In the letter, Hudson wrote: “As leaders, we should be encouraging America’s youth to participate in our democracy and political process – not punishing and silencing them. These North Stanly students respectfully displayed a sign and took a picture. They did not cause a scene, participate in a protest or break any school code of conduct.”

While Tucker may downplay the “probation,” Hudson said he would like her to explain how exercising free speech rights violates the code of the North Carolina High School Athletic Association, or in her words “creates a negative athletic environment.”

It would have been debatable if the cheerleaders displayed a banner during halftime, Hudson said. But in this case they posed with a few other students outside of game time and the photo ended up on social media. The larger problem, he said, is the chilling effect this has on public discourse.

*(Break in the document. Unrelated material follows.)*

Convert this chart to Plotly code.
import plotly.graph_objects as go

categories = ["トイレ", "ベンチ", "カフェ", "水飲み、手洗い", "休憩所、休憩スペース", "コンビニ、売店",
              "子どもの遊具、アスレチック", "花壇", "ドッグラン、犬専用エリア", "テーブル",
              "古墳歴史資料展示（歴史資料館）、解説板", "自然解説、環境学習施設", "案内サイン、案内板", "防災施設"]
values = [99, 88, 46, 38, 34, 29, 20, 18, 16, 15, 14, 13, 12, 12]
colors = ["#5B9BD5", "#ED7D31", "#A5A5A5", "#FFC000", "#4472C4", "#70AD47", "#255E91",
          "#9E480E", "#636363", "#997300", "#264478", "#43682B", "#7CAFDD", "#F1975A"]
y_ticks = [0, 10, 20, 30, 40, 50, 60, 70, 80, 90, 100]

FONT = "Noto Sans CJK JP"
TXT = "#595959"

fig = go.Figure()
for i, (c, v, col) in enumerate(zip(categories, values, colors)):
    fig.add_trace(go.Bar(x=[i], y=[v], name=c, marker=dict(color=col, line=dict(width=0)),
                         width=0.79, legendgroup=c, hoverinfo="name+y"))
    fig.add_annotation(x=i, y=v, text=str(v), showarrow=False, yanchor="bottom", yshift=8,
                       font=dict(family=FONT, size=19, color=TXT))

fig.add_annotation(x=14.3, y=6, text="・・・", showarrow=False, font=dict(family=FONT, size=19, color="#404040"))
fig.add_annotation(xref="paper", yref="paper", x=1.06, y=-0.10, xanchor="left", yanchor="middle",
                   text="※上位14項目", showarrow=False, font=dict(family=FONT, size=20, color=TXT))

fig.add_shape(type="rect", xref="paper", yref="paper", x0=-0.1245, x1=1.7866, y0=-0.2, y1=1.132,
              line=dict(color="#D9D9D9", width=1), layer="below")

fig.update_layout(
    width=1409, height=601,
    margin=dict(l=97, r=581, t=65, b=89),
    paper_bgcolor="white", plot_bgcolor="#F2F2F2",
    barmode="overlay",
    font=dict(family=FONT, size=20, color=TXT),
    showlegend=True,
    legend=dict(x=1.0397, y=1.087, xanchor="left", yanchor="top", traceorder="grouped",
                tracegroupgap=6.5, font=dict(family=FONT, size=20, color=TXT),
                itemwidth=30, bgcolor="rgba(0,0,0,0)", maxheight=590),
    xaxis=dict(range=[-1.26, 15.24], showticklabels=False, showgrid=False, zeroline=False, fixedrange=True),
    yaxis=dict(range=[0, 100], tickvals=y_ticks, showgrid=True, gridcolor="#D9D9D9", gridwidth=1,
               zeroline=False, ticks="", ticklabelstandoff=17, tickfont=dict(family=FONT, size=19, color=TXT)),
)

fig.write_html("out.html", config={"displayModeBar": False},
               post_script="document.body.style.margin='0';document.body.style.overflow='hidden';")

The “outrage culture,” Hudson said, should recognize there is little honest political discourse currently and to disagree politically could mean dismissal of each other as human beings.

“I hope that in these cases we can all just take a deep breath and realize that … we all have a right to express ourselves and we all ought to respect each other’s opinions even when they differ with our own,” Hudson said.

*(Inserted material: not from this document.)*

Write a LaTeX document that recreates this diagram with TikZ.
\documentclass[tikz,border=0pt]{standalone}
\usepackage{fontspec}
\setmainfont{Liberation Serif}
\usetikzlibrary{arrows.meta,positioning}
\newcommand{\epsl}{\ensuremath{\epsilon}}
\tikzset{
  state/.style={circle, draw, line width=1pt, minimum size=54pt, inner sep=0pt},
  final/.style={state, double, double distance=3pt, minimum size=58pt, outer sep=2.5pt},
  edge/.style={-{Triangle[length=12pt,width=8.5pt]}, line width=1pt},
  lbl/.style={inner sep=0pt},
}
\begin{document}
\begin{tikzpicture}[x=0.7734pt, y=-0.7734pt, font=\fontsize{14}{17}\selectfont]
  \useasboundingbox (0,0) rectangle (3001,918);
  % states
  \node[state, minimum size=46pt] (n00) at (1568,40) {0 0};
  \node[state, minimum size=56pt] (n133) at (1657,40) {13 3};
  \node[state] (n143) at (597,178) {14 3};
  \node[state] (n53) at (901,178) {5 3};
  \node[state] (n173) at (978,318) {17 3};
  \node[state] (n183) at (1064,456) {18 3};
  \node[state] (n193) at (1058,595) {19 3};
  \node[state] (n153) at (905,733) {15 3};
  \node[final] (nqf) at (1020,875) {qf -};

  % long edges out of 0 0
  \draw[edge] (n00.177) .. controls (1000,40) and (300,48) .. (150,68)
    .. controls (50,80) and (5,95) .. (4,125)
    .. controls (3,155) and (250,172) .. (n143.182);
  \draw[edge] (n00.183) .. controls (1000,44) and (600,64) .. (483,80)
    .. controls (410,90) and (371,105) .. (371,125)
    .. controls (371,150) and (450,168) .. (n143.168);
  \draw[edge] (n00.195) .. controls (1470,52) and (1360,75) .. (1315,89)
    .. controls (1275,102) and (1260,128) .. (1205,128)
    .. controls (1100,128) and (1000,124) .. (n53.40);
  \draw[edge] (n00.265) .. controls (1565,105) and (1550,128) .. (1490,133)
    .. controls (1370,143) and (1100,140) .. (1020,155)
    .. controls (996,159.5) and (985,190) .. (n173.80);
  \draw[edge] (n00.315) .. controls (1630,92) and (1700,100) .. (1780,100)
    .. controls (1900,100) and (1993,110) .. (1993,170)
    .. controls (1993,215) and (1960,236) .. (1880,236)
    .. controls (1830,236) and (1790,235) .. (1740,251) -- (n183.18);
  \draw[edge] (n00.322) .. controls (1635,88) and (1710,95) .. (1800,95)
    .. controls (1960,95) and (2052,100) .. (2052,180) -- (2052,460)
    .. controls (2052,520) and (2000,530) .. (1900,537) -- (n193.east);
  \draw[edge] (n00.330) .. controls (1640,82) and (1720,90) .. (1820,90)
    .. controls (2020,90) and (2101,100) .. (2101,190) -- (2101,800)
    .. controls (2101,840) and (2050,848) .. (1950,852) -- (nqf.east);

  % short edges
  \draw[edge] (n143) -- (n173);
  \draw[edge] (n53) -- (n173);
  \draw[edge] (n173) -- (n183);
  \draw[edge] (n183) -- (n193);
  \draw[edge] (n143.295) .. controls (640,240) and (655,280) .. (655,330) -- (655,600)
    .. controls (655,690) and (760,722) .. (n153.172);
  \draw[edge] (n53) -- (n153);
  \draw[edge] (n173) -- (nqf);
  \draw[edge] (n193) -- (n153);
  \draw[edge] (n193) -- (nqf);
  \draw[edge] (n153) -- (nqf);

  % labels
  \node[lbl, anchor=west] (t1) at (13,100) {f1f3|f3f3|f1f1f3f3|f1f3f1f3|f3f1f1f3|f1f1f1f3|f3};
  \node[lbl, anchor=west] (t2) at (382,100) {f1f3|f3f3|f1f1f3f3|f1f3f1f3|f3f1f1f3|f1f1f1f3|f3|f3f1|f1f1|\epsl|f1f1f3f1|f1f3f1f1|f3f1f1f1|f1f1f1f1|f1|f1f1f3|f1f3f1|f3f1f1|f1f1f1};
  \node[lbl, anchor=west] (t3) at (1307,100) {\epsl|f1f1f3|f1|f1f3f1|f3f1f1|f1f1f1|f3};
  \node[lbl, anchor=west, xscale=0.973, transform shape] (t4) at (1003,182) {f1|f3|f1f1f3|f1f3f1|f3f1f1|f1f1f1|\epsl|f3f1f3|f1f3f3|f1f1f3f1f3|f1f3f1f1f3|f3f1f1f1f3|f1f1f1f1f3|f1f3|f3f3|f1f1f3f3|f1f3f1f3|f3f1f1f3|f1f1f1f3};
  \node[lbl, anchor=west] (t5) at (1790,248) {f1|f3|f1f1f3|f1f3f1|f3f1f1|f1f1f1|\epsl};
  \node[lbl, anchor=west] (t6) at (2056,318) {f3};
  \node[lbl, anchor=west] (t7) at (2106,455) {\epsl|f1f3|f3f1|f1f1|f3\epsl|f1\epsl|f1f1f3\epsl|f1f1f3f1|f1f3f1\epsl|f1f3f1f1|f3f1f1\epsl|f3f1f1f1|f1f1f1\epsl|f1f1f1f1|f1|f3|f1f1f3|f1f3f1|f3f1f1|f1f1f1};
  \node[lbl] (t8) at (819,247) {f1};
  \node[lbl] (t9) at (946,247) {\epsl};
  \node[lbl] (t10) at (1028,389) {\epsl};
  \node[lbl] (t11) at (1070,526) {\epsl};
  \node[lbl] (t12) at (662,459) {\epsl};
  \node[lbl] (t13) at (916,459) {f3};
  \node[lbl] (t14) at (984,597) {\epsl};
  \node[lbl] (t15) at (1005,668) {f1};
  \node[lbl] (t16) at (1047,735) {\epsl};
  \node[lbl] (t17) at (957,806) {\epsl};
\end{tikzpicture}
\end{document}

Starnes and Hudson agreed it’s harmful when students are used as “pawns” to make political statements, like in the case of the the Covington Catholic High School boys as well, and in the more recent situation at Lake Hamilton High School in Pearcy, Ark.

“It just doesn’t make any sense,” Hudson said. “Someone’s got an ax to grind that has a problem with Trump. And frankly these kids, like you say, are kind of caught in the middle.”

It’s also harmful when students believe they have done something wrong, and they haven’t, Starnes told Hudson. “This idea that there’s something wrong with you if you’re a Trump supporter. That idea needs to stop.”



Hudson agreed. Further, he urged young people to do even better than the adults.

“You have to have respect for each other’s opinions when you disagree politically, but get out there and test out your beliefs and support people,” Hudson said. “Get involved in the political system with people you believe in. … That’s what makes this country great.”